> **Task details**: Starting from the top of the material, restate each line exactly until the line that contains "field = [0.5, 1, 2, 3, 5, 6, 7, 9]", which is also copied. Pictures are excluded.

> **Data section**:
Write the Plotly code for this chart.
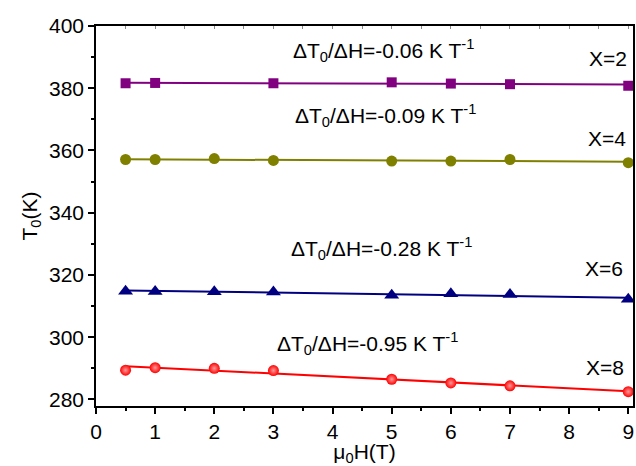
import numpy as np
import plotly.graph_objects as go

# Magnetic field (T) at which T0 was measured
field_x2 = [0.5, 1, 3, 5, 6, 7, 9]
field = [0.5, 1, 2, 3, 5, 6, 7, 9]

# Transition temperature T0 (K) for each composition
t0_x2 = [381.6, 381.7, 381.6, 381.9, 381.5, 381.3, 380.8]
t0_x4 = [357.1, 357.1, 357.4, 356.8, 356.6, 356.6, 357.1, 356.1]
t0_x6 = [314.8, 314.7, 314.6, 314.5, 313.5, 314.0, 313.7, 312.2]
t0_x8 = [289.4, 290.2, 290.0, 289.3, 286.5, 285.3, 284.4, 282.5]

# Fitted slopes dT0/dH (K/T)
slopes = [-0.06, -0.09, -0.28, -0.95]
labels = ["X=2", "X=4", "X=6", "X=8"]

series = [
    (field_x2, t0_x2, "#800080", "square", 10),
    (field, t0_x4, "#808000", "circle", 11),
    (field, t0_x6, "#000080", "triangle-up", 13),
    (field, t0_x8, "#ff0000", "circle", 11),
]

fig = go.Figure()

for (xs, ys, color, symbol, msize), slope in zip(series, slopes):
    xs_a = np.array(xs, dtype=float)
    ys_a = np.array(ys, dtype=float)
    intercept = ys_a.mean() - slope * xs_a.mean()
    fx = np.array([xs_a.min(), xs_a.max()])
    fig.add_trace(go.Scatter(x=fx, y=intercept + slope * fx, mode="lines",
                             line=dict(color=color, width=2), showlegend=False,
                             hoverinfo="skip"))
    marker = dict(symbol=symbol, size=msize, color=color, line=dict(width=0))
    if color == "#ff0000":
        marker["gradient"] = dict(type="radial", color="#ff9a9a")
    fig.add_trace(go.Scatter(x=xs, y=ys, mode="markers", marker=marker,
                             showlegend=False))

# invisible trace to carry the top axis
fig.add_trace(go.Scatter(x=[0, 9], y=[300, 300], xaxis="x2", mode="markers",
                         marker=dict(opacity=0), showlegend=False, hoverinfo="skip"))

font = dict(family="Liberation Sans, Arial, sans-serif", size=21, color="black")

slope_pos = [(3.30, 392.1), (3.33, 371.2), (3.27, 328.5), (3.02, 298.1)]
for (ax, ay), s in zip(slope_pos, slopes):
    fig.add_annotation(x=ax, y=ay, xanchor="left", yanchor="middle",
                       text=f"ΔT<sub>0</sub>/ΔH={s:.2f} K T<sup>-1</sup>",
                       showarrow=False, font=font)

label_pos = [(9.02, 389.7), (8.99, 363.8), (8.94, 322.1), (8.97, 290.2)]
for (lx, ly), lab in zip(label_pos, labels):
    fig.add_annotation(x=lx, y=ly, xanchor="right", yanchor="middle",
                       text=lab, showarrow=False, font=font)

fig.update_layout(
    width=636, height=466,
    margin=dict(l=96, r=1, t=26, b=59),
    paper_bgcolor="white", plot_bgcolor="white",
    font=font,
    xaxis=dict(range=[0, 9.08], tickmode="linear", tick0=0, dtick=1,
               ticks="outside", ticklen=6, tickwidth=1.5, tickcolor="black",
               minor=dict(ticks="outside", ticklen=3, dtick=0.5, tickcolor="black"),
               showline=True, linecolor="black", linewidth=1.5, mirror=True,
               showgrid=False, zeroline=False,
               title=dict(text="μ<sub>0</sub>H(T)", standoff=7, font=font)),
    xaxis2=dict(range=[0, 9.08], overlaying="x", side="top", matches="x",
                showticklabels=False, tickmode="linear", tick0=0, dtick=0.5,
                ticks="inside", ticklen=3, tickcolor="#888888",
                showgrid=False, zeroline=False, showline=False),
    yaxis=dict(range=[277.9, 400], tickmode="linear", tick0=280, dtick=20,
               ticks="outside", ticklen=6, tickwidth=1.5, tickcolor="black",
               minor=dict(ticks="outside", ticklen=3, dtick=10, tickcolor="black"),
               showline=True, linecolor="black", linewidth=1.5, mirror=True,
               showgrid=False, zeroline=False,
               title=dict(text="T<sub>0</sub>(K)", standoff=6, font=font)),
)

fig.write_html("out.html")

> **Correct result**:
Write the Plotly code for this chart.
import numpy as np
import plotly.graph_objects as go

# Magnetic field (T) at which T0 was measured
field_x2 = [0.5, 1, 3, 5, 6, 7, 9]
field = [0.5, 1, 2, 3, 5, 6, 7, 9]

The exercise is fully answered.